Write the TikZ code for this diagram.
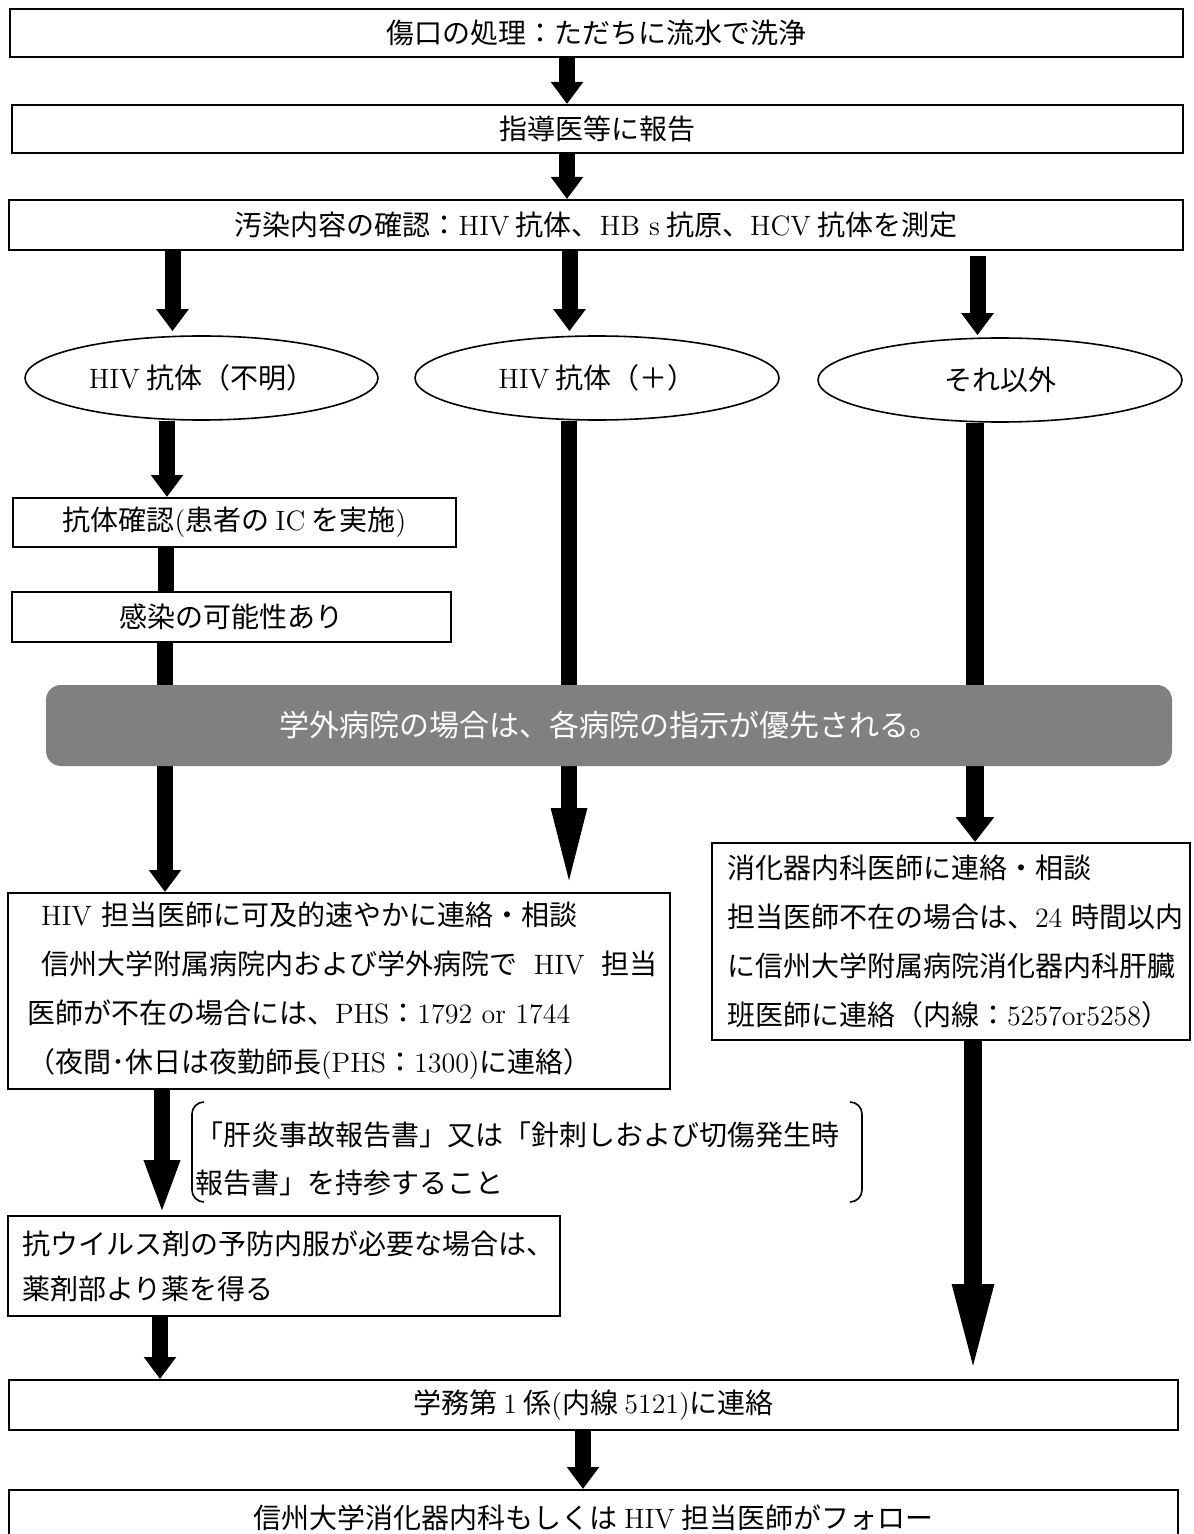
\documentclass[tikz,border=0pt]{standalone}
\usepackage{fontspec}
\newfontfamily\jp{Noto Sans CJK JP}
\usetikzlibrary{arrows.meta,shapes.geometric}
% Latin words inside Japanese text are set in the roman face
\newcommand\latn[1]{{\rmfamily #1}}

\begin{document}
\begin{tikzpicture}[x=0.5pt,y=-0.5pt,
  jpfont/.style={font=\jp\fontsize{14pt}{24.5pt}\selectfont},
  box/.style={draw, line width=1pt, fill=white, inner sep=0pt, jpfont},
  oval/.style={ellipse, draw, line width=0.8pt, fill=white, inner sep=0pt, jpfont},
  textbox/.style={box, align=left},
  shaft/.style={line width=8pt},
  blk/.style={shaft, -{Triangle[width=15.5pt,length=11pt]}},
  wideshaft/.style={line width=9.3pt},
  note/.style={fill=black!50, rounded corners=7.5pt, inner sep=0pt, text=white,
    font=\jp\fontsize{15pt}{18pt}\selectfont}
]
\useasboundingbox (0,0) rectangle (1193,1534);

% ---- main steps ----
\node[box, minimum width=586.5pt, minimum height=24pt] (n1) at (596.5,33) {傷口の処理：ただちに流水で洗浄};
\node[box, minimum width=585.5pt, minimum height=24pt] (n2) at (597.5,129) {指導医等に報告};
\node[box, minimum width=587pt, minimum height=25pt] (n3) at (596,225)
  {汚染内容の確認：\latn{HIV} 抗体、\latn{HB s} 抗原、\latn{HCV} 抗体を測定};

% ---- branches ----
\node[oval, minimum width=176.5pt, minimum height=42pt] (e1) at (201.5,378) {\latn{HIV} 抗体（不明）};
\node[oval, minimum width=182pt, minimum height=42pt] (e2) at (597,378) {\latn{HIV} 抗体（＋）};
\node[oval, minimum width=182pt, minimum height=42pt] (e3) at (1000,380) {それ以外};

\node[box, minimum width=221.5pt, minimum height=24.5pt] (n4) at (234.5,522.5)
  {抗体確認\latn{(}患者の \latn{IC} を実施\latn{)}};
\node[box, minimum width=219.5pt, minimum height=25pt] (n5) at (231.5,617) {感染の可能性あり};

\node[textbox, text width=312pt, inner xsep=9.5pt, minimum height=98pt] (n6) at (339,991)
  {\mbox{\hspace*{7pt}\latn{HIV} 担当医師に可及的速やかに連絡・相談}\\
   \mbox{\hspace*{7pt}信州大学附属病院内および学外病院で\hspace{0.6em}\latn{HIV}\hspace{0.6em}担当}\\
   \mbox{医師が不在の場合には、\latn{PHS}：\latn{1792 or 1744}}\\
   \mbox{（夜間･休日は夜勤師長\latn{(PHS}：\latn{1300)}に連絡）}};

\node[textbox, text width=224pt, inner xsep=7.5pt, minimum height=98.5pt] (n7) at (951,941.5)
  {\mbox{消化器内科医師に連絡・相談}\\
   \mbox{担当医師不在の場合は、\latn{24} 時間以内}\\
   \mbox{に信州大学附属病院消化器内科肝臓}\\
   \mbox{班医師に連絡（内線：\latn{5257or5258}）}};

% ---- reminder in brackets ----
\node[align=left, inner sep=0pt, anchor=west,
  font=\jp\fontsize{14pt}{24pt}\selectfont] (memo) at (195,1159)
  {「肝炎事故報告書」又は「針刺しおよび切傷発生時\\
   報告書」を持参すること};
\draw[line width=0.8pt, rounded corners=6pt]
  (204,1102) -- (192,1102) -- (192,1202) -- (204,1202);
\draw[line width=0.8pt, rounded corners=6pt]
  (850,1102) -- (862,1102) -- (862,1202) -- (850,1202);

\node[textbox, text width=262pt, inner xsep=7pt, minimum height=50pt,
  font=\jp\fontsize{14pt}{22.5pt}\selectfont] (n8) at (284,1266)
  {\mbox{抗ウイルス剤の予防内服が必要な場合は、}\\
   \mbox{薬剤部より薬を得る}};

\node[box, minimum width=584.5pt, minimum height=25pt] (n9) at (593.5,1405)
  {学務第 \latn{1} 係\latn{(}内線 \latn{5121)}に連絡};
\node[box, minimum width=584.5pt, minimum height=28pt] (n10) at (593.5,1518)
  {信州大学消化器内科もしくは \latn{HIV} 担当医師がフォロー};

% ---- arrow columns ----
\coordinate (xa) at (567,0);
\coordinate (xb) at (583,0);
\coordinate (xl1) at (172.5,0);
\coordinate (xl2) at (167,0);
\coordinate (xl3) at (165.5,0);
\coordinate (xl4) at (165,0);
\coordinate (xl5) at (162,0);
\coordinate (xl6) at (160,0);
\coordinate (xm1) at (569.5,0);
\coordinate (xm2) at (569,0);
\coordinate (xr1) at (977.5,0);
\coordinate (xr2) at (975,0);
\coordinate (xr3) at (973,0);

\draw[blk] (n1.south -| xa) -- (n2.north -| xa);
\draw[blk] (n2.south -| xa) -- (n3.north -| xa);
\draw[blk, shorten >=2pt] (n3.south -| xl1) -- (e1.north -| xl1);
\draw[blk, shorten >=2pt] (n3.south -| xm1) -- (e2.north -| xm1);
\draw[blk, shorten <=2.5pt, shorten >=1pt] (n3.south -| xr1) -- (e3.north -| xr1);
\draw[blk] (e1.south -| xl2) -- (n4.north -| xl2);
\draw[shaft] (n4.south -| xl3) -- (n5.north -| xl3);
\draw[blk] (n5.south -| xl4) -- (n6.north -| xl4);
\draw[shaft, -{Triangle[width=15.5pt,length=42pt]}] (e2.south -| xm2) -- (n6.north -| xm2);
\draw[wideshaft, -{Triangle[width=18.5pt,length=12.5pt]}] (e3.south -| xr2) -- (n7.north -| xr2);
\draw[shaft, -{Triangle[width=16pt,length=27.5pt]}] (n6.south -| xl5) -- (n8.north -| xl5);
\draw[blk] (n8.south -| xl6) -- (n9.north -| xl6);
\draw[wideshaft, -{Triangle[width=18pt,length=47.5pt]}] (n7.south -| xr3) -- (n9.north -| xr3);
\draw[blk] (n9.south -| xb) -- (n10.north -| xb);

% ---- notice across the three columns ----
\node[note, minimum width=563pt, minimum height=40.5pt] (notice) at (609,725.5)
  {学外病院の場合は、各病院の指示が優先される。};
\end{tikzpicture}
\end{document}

THE REQUEST. Repeat the listing above up to and including the line with "(0,0) rectangle (1193,1534);", starting from its first line. Drop any pictures.

ANSWER.
Write the TikZ code for this diagram.
\documentclass[tikz,border=0pt]{standalone}
\usepackage{fontspec}
\newfontfamily\jp{Noto Sans CJK JP}
\usetikzlibrary{arrows.meta,shapes.geometric}
% Latin words inside Japanese text are set in the roman face
\newcommand\latn[1]{{\rmfamily #1}}

\begin{document}
\begin{tikzpicture}[x=0.5pt,y=-0.5pt,
  jpfont/.style={font=\jp\fontsize{14pt}{24.5pt}\selectfont},
  box/.style={draw, line width=1pt, fill=white, inner sep=0pt, jpfont},
  oval/.style={ellipse, draw, line width=0.8pt, fill=white, inner sep=0pt, jpfont},
  textbox/.style={box, align=left},
  shaft/.style={line width=8pt},
  blk/.style={shaft, -{Triangle[width=15.5pt,length=11pt]}},
  wideshaft/.style={line width=9.3pt},
  note/.style={fill=black!50, rounded corners=7.5pt, inner sep=0pt, text=white,
    font=\jp\fontsize{15pt}{18pt}\selectfont}
]
\useasboundingbox (0,0) rectangle (1193,1534);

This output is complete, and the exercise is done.